The inevitable result is that attempts by the east to put pressure on the west have been met with opposite attempts to put pressure on the east, using the institutions of the EU. And the countries most firmly in their sights are those which pose the most serious challenge to the European establishment’s hold on power – Poland, Hungary and Romania.
In the last few weeks, the Commission has triggered the EU’s ‘Article 7’ which threatens Poland with suspension from the Council for its alleged subjugation of the courts. It has floated plans to link EU investment funds to upholding the rule of law, starting with Romania where the EU is exercised by recent judicial reforms. Meanwhile, the European Court of Justice has infracted Hungary for its crackdown on foreign-funded NGOs and the Central European University, owned by the government’s nemesis, George Soros.
All this has implications for Britain. Its decision to leave the EU means it’s out of this dispute. But Britain’s not out of the EU yet and faces the short-term prospect of punishment by the very same forces trying to put down the rebellion in the east. To nobody’s surprise, the EU has decided to play a Machiavellian game of divide-and-rule in Britain in a bid to weaken its negotiating position. If London should ever feel minded to deploy the same tactics against Europe and turn the politics to its own advantage, it knows where to begin.

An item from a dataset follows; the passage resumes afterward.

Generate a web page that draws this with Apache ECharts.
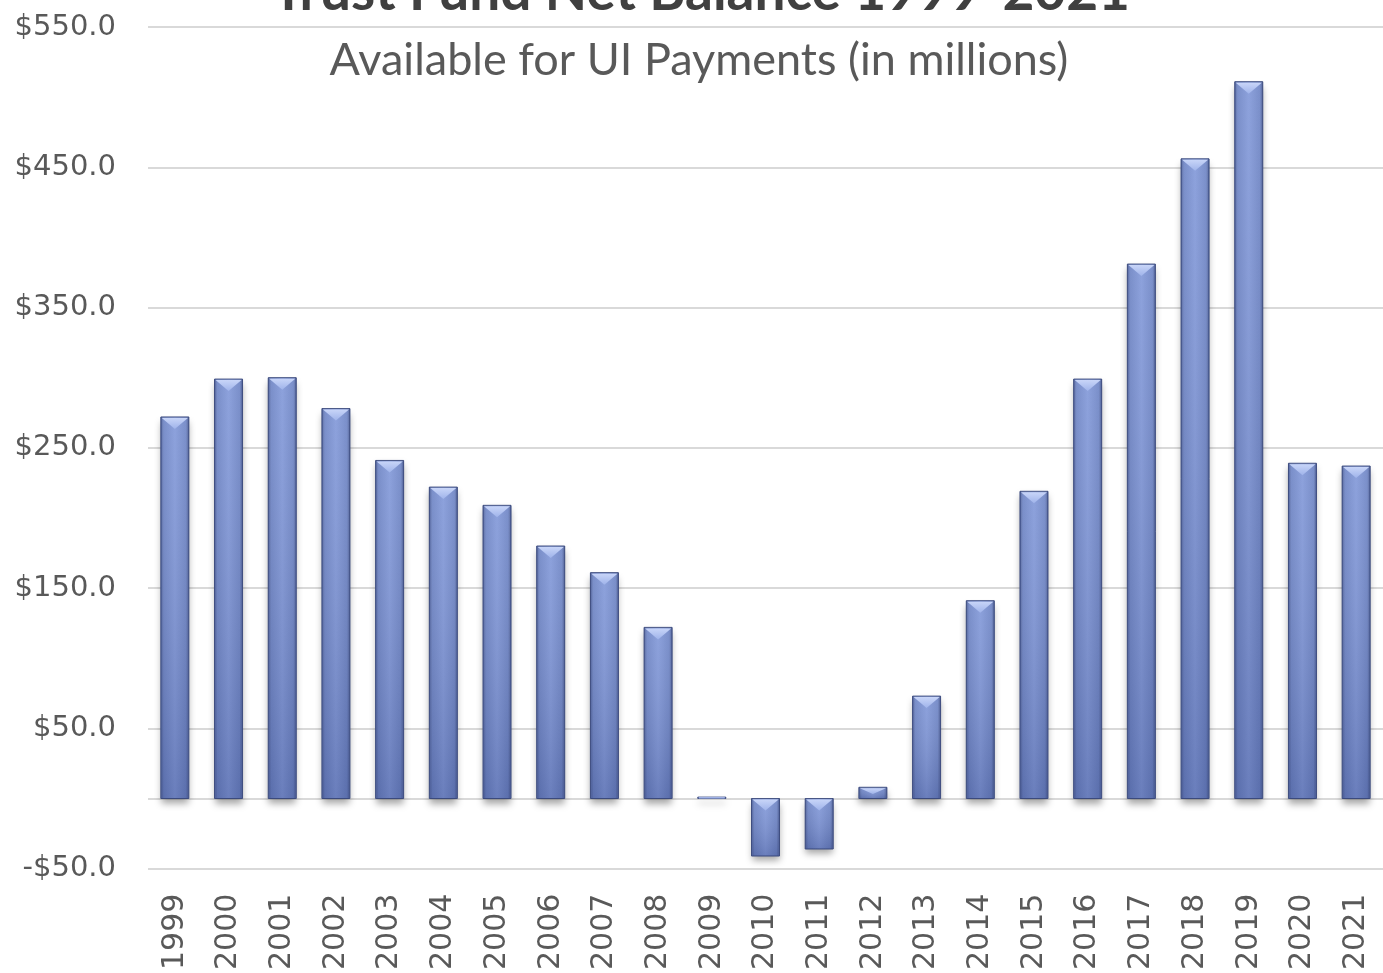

But Britain should tread carefully because forces have been unleashed which could be hard to contain. A group of countries in the Europe’s east, which traditionally end up losing when the geopolitics turn bad, has learned the lesson of history and decided for once to pre-empt its fate. In doing so, its attempts to stand up to Germany and Russia by drawing in the US and China have sharply raised the stakes. The situation is unprecedented and the outcome unpredictable.